**WRITTEN EXERCISE**
Print exactly the lines from the first one down to the line containing "34, 35, 36];", both ends included, with no pictures and nothing else.

**SOURCE DATA**
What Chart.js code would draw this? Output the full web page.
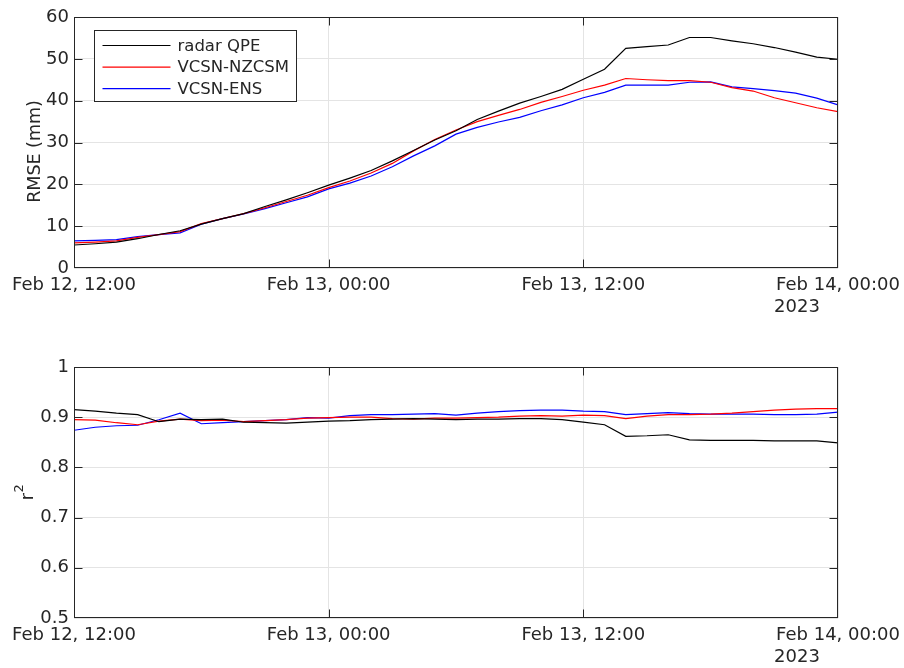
<!DOCTYPE html>
<html>
<head>
<meta charset="utf-8">
<script src="https://cdn.jsdelivr.net/npm/chart.js@4"></script>
<style>
  html, body { margin: 0; padding: 0; background: #ffffff; }
  #wrap { position: relative; width: 904px; height: 668px; }
  canvas { position: absolute; left: 0; }
</style>
</head>
<body>
<div id="wrap">
  <canvas id="rmseChart" width="904" height="334" style="top:0px"></canvas>
  <canvas id="r2Chart" width="904" height="334" style="top:334px"></canvas>
</div>
<script>
// Hours since Feb 12, 12:00 (hourly verification times)
const hours = [0, 1, 2, 3, 4, 5, 6, 7, 8, 9, 10, 11, 12, 13, 14, 15, 16, 17, 18,
               19, 20, 21, 22, 23, 24, 25, 26, 27, 28, 29, 30, 31, 32, 33, 34, 35, 36];

const timeTickHours = [0, 12, 24, 36];
const timeTickLabels = ['Feb 12, 12:00', 'Feb 13, 00:00', 'Feb 13, 12:00', 'Feb 14, 00:00'];
const yearLabel = '2023';

const seriesNames = ['radar QPE', 'VCSN-NZCSM', 'VCSN-ENS'];
const seriesColors = ['#000000', '#ff0000', '#0000ff'];

// RMSE (mm)
const rmseRadar = [5.5, 5.8, 6.2, 7.0, 8.0, 8.9, 10.5, 11.8, 13.0, 14.7, 16.3, 18.0, 19.8,
                   21.5, 23.3, 25.6, 28.1, 30.6, 32.8, 35.5, 37.5, 39.4, 41.0, 42.7, 45.1,
                   47.5, 52.5, 52.9, 53.3, 55.1, 55.1, 54.3, 53.6, 52.7, 51.6, 50.4, 49.9];
const rmseNzcsm = [6.0, 6.2, 6.5, 7.3, 8.0, 8.7, 10.6, 11.8, 13.0, 14.4, 15.9, 17.4, 19.2,
                   20.8, 22.7, 25.0, 28.0, 30.7, 33.0, 35.0, 36.5, 37.9, 39.6, 41.0, 42.5,
                   43.7, 45.3, 45.0, 44.8, 44.8, 44.4, 43.1, 42.3, 40.7, 39.5, 38.3, 37.4];
const rmseEns   = [6.5, 6.6, 6.8, 7.5, 8.0, 8.4, 10.5, 11.8, 12.9, 14.2, 15.6, 17.0, 18.9,
                   20.3, 22.0, 24.2, 26.8, 29.2, 32.0, 33.6, 34.9, 36.0, 37.6, 39.0, 40.7,
                   42.0, 43.7, 43.7, 43.7, 44.4, 44.5, 43.3, 42.9, 42.4, 41.8, 40.6, 39.0];

// Coefficient of determination
const r2Radar = [0.915, 0.912, 0.908, 0.905, 0.891, 0.896, 0.895, 0.896, 0.890, 0.889, 0.888,
                 0.890, 0.892, 0.893, 0.895, 0.896, 0.897, 0.896, 0.895, 0.896, 0.896, 0.897,
                 0.897, 0.895, 0.890, 0.885, 0.862, 0.863, 0.865, 0.855, 0.854, 0.854, 0.854,
                 0.853, 0.853, 0.853, 0.849];
const r2Nzcsm = [0.895, 0.894, 0.889, 0.885, 0.892, 0.896, 0.893, 0.894, 0.891, 0.893, 0.895,
                 0.898, 0.899, 0.900, 0.900, 0.897, 0.896, 0.898, 0.898, 0.899, 0.900, 0.902,
                 0.903, 0.902, 0.904, 0.903, 0.897, 0.902, 0.905, 0.905, 0.906, 0.908, 0.911,
                 0.914, 0.916, 0.917, 0.917];
const r2Ens   = [0.874, 0.880, 0.883, 0.884, 0.895, 0.908, 0.887, 0.889, 0.891, 0.893, 0.895,
                 0.899, 0.898, 0.903, 0.905, 0.905, 0.906, 0.907, 0.904, 0.908, 0.911, 0.913,
                 0.914, 0.914, 0.912, 0.911, 0.905, 0.907, 0.909, 0.907, 0.906, 0.906, 0.906,
                 0.905, 0.905, 0.906, 0.910];

const rmseTicks = [0, 10, 20, 30, 40, 50, 60];
const r2Ticks = [0.5, 0.6, 0.7, 0.8, 0.9, 1];

const FONT = "'DejaVu Sans', sans-serif";
const TEXT = '#262626';
const AXIS = '#262626';
const GRID = '#e4e4e4';
const TICK_LEN = 8;
const PLOT_LEFT = 74;      // width reserved for the y axis
const PLOT_RIGHT_GAP = 66; // space right of the plot box

function points(values) {
  return hours.map((h, i) => ({ x: h, y: values[i] }));
}

// Box, inward tick marks, y-axis title and the year under the last time label
const axesFrame = {
  id: 'axesFrame',
  afterDatasetsDraw(chart, args, opts) {
    const { ctx, chartArea: a, scales: { x, y } } = chart;
    const L = Math.round(a.left) + 0.5, R = Math.round(a.right) - 0.5;
    const T = Math.round(a.top) + 0.5, B = Math.round(a.bottom) - 0.5;
    const clampX = v => Math.min(R, Math.max(L, v));
    const clampY = v => Math.min(B, Math.max(T, v));
    ctx.save();
    ctx.strokeStyle = AXIS;
    ctx.lineWidth = 1;
    ctx.beginPath();
    y.ticks.forEach(t => {
      const py = clampY(Math.round(y.getPixelForValue(t.value)) + 0.5);
      ctx.moveTo(L, py); ctx.lineTo(L + TICK_LEN, py);
      ctx.moveTo(R, py); ctx.lineTo(R - TICK_LEN, py);
    });
    x.ticks.forEach(t => {
      const px = clampX(Math.round(x.getPixelForValue(t.value)) + 0.5);
      ctx.moveTo(px, B); ctx.lineTo(px, B - TICK_LEN);
      ctx.moveTo(px, T); ctx.lineTo(px, T + TICK_LEN);
    });
    ctx.stroke();
    ctx.strokeRect(L, T, R - L, B - T);

    // year beneath the final date label
    const last = timeTickHours[timeTickHours.length - 1];
    ctx.font = '18px ' + FONT;
    ctx.fillStyle = TEXT;
    const w = ctx.measureText(timeTickLabels[timeTickLabels.length - 1]).width;
    const lx = x.getPixelForValue(last) - w / 2 - 2;
    ctx.textAlign = 'left';
    ctx.textBaseline = 'top';
    ctx.fillText(yearLabel, lx, a.bottom + 30);

    // y-axis title, rotated; an optional superscript follows the base text
    ctx.save();
    ctx.translate(opts.titleX, (a.top + a.bottom) / 2 + opts.titleShift);
    ctx.rotate(-Math.PI / 2);
    ctx.textBaseline = 'alphabetic';
    ctx.textAlign = 'left';
    const baseFont = '17.5px ' + FONT, supFont = '13px ' + FONT;
    ctx.font = baseFont;
    const bw = ctx.measureText(opts.title).width;
    ctx.font = supFont;
    const sw = opts.sup ? ctx.measureText(opts.sup).width : 0;
    const x0 = -(bw + sw) / 2;
    ctx.font = baseFont;
    ctx.fillText(opts.title, x0, 0);
    if (opts.sup) {
      ctx.font = supFont;
      ctx.fillText(opts.sup, x0 + bw + 0.5, -10.5);
    }
    ctx.restore();
    ctx.restore();
  }
};

// Boxed legend in the upper-left corner of the plot
const boxLegend = {
  id: 'boxLegend',
  afterDraw(chart, args, opts) {
    if (!opts.show) return;
    const { ctx, chartArea: a } = chart;
    const bx = Math.round(a.left + 20) + 0.5, by = Math.round(a.top + 13) + 0.5;
    const bw = 202, bh = 71;
    ctx.save();
    ctx.fillStyle = '#ffffff';
    ctx.fillRect(bx, by, bw, bh);
    ctx.strokeStyle = AXIS;
    ctx.lineWidth = 1;
    ctx.strokeRect(bx, by, bw, bh);
    ctx.font = '16.5px ' + FONT;
    ctx.textAlign = 'left';
    ctx.textBaseline = 'middle';
    chart.data.datasets.forEach((ds, i) => {
      const ry = by + 15 + i * 21.6;
      ctx.strokeStyle = ds.borderColor;
      ctx.lineWidth = 1.2;
      ctx.beginPath();
      ctx.moveTo(bx + 8, ry);
      ctx.lineTo(bx + 76, ry);
      ctx.stroke();
      ctx.fillStyle = TEXT;
      ctx.fillText(ds.label, bx + 83, ry + 1);
    });
    ctx.restore();
  }
};

function makeChart(canvasId, seriesValues, yMin, yMax, yTicks, yTitle, layout, showLegend) {
  return new Chart(document.getElementById(canvasId), {
    type: 'line',
    data: {
      datasets: seriesValues.map((vals, i) => ({
        label: seriesNames[i],
        data: points(vals),
        borderColor: seriesColors[i],
        backgroundColor: seriesColors[i],
        borderWidth: 1.2,
        pointRadius: 0,
        tension: 0,
        fill: false
      }))
    },
    options: {
      responsive: false,
      animation: false,
      devicePixelRatio: 1,
      layout: { padding: { top: layout.top, right: 0, left: 0, bottom: 0 } },
      plugins: {
        legend: { display: false },
        tooltip: { enabled: false },
        boxLegend: { show: showLegend },
        axesFrame: {
          title: yTitle.text,
          sup: yTitle.sup,
          titleX: yTitle.baseline,
          titleShift: layout.titleShift
        }
      },
      scales: {
        x: {
          type: 'linear',
          min: 0,
          max: 36,
          afterBuildTicks: s => { s.ticks = timeTickHours.map(v => ({ value: v })); },
          afterFit: s => {
            s.height = layout.xHeight;
            s.paddingLeft = 0;
            s.paddingRight = PLOT_RIGHT_GAP;
          },
          ticks: {
            autoSkip: false,
            maxRotation: 0,
            minRotation: 0,
            padding: 7,
            color: TEXT,
            font: { family: FONT, size: 18 },
            callback: v => timeTickLabels[timeTickHours.indexOf(v)]
          },
          grid: { color: GRID, lineWidth: 1, drawTicks: false },
          border: { display: false }
        },
        y: {
          min: yMin,
          max: yMax,
          afterBuildTicks: s => { s.ticks = yTicks.map(v => ({ value: v })); },
          afterFit: s => { s.width = PLOT_LEFT; },
          ticks: {
            padding: 5,
            color: TEXT,
            font: { family: FONT, size: 18 },
            callback: v => String(Math.round(v * 10) / 10)
          },
          grid: { color: GRID, lineWidth: 1, drawTicks: false },
          border: { display: false }
        }
      }
    },
    plugins: [axesFrame, boxLegend]
  });
}

makeChart('rmseChart', [rmseRadar, rmseNzcsm, rmseEns], 0, 60, rmseTicks,
          { text: 'RMSE (mm)', sup: '', baseline: 40 },
          { top: 17, xHeight: 66, titleShift: 9 }, true);
makeChart('r2Chart', [r2Radar, r2Nzcsm, r2Ens], 0.5, 1, r2Ticks,
          { text: 'r', sup: '2', baseline: 33 },
          { top: 33, xHeight: 50, titleShift: 0 }, false);
</script>
</body>
</html>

**SOLUTION TO THIS EXERCISE**
What Chart.js code would draw this? Output the full web page.
<!DOCTYPE html>
<html>
<head>
<meta charset="utf-8">
<script src="https://cdn.jsdelivr.net/npm/chart.js@4"></script>
<style>
  html, body { margin: 0; padding: 0; background: #ffffff; }
  #wrap { position: relative; width: 904px; height: 668px; }
  canvas { position: absolute; left: 0; }
</style>
</head>
<body>
<div id="wrap">
  <canvas id="rmseChart" width="904" height="334" style="top:0px"></canvas>
  <canvas id="r2Chart" width="904" height="334" style="top:334px"></canvas>
</div>
<script>
// Hours since Feb 12, 12:00 (hourly verification times)
const hours = [0, 1, 2, 3, 4, 5, 6, 7, 8, 9, 10, 11, 12, 13, 14, 15, 16, 17, 18,
               19, 20, 21, 22, 23, 24, 25, 26, 27, 28, 29, 30, 31, 32, 33, 34, 35, 36];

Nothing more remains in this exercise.